- **AIM**
Using the material below, print a verbatim copy of every line from the one containing "Write a Python" through the one containing "y_dom = [(H - 530) / H, (H - 258) / H]", inclusive, and omit the pictures.

- **RECORDED INFORMATION**
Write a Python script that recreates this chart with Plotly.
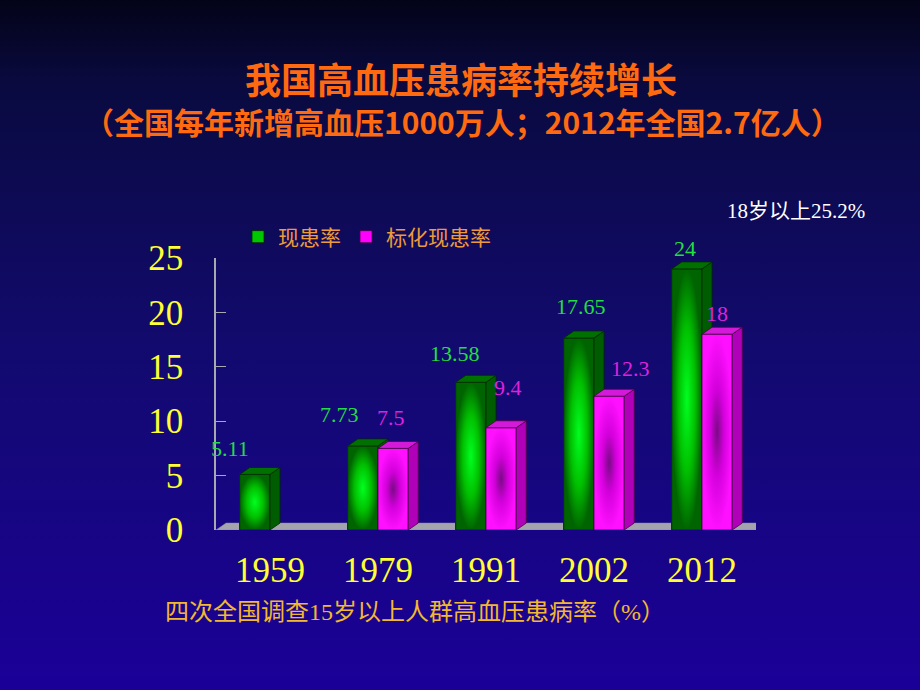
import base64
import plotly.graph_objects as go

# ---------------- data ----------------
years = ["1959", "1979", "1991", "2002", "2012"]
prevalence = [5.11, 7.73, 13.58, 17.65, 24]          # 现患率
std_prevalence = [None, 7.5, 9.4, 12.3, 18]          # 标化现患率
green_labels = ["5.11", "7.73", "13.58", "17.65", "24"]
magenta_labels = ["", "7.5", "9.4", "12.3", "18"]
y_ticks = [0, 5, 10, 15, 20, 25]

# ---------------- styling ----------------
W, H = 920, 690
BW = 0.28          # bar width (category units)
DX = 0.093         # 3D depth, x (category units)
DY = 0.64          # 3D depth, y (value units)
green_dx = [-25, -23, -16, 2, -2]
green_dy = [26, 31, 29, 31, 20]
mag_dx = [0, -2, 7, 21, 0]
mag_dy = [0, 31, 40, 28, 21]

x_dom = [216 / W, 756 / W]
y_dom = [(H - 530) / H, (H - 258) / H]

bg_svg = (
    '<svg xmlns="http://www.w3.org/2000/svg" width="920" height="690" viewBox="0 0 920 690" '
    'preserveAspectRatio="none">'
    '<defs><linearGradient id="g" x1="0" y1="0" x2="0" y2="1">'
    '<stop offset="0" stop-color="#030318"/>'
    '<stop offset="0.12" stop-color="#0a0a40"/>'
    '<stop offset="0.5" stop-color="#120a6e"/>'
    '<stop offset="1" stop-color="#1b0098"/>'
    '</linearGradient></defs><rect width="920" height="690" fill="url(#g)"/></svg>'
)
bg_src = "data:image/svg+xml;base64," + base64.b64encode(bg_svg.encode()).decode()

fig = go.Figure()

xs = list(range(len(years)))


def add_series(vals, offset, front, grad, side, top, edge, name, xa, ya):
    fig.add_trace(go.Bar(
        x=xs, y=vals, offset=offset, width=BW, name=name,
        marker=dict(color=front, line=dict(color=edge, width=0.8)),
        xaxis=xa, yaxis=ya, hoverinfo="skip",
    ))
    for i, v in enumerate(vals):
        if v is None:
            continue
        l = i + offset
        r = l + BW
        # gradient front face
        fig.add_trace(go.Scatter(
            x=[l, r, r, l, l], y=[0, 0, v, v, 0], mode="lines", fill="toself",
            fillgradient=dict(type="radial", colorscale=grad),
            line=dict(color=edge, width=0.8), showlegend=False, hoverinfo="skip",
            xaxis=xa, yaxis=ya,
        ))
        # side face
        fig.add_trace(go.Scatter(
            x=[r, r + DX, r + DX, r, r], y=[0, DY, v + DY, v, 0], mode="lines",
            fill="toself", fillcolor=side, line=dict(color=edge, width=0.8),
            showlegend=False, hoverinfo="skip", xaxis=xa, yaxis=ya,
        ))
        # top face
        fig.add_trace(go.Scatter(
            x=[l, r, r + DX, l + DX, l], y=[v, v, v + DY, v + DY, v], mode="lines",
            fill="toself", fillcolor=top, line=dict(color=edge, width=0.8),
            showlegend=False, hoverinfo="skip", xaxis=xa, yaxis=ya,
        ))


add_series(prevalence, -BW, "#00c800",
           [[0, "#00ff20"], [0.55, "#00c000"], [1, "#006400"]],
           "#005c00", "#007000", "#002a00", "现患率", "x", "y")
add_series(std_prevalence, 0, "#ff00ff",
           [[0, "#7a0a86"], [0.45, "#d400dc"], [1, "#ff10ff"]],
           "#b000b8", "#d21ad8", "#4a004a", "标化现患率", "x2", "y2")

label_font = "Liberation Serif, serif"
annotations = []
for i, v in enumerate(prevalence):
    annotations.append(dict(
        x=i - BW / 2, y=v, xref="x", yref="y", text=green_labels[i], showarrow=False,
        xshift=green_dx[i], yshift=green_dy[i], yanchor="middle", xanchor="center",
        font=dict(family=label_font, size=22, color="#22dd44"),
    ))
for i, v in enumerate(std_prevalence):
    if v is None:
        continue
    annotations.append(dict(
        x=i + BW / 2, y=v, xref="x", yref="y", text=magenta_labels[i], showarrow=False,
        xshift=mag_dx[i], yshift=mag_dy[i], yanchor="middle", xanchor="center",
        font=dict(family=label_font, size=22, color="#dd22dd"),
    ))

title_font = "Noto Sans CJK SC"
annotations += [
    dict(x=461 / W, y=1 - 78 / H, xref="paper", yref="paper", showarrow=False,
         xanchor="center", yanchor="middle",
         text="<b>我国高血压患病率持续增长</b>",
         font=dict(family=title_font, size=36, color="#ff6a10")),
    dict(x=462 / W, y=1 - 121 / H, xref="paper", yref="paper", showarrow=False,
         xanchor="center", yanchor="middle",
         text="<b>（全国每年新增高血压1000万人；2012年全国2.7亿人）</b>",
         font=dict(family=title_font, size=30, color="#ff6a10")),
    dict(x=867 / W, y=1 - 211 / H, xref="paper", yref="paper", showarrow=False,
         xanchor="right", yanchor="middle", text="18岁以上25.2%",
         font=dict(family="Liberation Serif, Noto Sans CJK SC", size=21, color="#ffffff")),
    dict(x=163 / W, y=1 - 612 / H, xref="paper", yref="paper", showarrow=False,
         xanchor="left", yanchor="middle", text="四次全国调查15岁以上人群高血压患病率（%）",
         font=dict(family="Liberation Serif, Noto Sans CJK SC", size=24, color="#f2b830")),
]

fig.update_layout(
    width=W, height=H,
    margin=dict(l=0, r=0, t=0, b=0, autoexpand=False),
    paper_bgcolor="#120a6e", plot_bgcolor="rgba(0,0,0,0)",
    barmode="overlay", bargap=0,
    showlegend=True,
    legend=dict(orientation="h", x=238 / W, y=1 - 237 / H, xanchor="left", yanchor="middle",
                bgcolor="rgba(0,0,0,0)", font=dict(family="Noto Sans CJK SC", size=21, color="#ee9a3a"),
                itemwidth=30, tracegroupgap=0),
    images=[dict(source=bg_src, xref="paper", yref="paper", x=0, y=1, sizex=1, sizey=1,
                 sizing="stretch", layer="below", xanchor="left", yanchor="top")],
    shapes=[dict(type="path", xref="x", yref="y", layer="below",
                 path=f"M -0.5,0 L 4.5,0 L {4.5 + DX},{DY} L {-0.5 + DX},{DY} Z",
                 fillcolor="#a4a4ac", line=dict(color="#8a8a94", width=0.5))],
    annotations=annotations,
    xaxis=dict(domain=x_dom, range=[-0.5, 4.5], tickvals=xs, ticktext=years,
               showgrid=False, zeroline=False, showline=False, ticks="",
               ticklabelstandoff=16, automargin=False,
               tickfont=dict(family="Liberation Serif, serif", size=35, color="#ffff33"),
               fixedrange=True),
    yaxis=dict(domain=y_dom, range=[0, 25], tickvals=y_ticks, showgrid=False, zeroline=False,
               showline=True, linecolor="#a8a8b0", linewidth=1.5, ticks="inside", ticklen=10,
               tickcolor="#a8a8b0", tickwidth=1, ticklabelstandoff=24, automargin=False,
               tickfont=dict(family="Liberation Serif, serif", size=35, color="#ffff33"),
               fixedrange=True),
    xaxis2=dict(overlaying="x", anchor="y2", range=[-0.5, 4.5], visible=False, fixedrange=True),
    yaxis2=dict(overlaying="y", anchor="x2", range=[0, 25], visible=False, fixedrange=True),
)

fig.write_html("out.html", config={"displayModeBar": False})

==

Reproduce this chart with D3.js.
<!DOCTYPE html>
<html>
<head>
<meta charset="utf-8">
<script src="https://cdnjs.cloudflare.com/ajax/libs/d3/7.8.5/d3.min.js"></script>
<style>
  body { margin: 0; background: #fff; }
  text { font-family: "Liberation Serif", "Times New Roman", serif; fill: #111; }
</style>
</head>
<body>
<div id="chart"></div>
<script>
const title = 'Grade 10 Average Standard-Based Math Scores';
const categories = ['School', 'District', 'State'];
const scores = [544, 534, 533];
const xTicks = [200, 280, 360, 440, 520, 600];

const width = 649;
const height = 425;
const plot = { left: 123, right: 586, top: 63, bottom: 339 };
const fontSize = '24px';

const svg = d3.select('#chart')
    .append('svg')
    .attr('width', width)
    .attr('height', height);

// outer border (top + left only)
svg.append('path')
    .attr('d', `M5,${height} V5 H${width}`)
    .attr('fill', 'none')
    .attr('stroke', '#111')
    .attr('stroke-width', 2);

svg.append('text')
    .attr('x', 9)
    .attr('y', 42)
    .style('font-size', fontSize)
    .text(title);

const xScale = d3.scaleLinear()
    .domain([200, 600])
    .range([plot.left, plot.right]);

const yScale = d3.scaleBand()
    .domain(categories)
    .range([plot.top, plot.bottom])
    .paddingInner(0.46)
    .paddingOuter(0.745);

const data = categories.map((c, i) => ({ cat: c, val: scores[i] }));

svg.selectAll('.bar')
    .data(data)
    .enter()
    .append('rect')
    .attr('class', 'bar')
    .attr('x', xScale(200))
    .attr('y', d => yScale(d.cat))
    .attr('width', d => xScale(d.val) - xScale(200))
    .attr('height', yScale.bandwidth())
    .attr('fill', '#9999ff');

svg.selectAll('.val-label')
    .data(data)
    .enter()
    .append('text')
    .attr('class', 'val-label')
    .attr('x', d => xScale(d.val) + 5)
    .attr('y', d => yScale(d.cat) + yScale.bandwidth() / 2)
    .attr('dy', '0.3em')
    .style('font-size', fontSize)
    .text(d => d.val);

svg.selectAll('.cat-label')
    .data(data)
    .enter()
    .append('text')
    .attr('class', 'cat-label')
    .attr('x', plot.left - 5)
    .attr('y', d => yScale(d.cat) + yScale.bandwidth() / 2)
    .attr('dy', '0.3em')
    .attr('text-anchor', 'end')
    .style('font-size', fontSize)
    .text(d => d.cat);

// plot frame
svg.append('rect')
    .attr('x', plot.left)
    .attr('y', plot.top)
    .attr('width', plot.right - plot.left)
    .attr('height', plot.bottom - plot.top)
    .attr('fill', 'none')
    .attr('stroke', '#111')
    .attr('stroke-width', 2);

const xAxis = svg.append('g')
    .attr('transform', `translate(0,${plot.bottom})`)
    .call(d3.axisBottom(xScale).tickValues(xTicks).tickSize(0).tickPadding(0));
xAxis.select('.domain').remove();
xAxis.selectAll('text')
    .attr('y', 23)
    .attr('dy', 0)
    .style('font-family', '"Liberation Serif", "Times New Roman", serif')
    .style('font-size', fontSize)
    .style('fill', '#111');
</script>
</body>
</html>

- **EXERCISE RESPONSE**
Write a Python script that recreates this chart with Plotly.
import base64
import plotly.graph_objects as go

# ---------------- data ----------------
years = ["1959", "1979", "1991", "2002", "2012"]
prevalence = [5.11, 7.73, 13.58, 17.65, 24]          # 现患率
std_prevalence = [None, 7.5, 9.4, 12.3, 18]          # 标化现患率
green_labels = ["5.11", "7.73", "13.58", "17.65", "24"]
magenta_labels = ["", "7.5", "9.4", "12.3", "18"]
y_ticks = [0, 5, 10, 15, 20, 25]

# ---------------- styling ----------------
W, H = 920, 690
BW = 0.28          # bar width (category units)
DX = 0.093         # 3D depth, x (category units)
DY = 0.64          # 3D depth, y (value units)
green_dx = [-25, -23, -16, 2, -2]
green_dy = [26, 31, 29, 31, 20]
mag_dx = [0, -2, 7, 21, 0]
mag_dy = [0, 31, 40, 28, 21]

x_dom = [216 / W, 756 / W]
y_dom = [(H - 530) / H, (H - 258) / H]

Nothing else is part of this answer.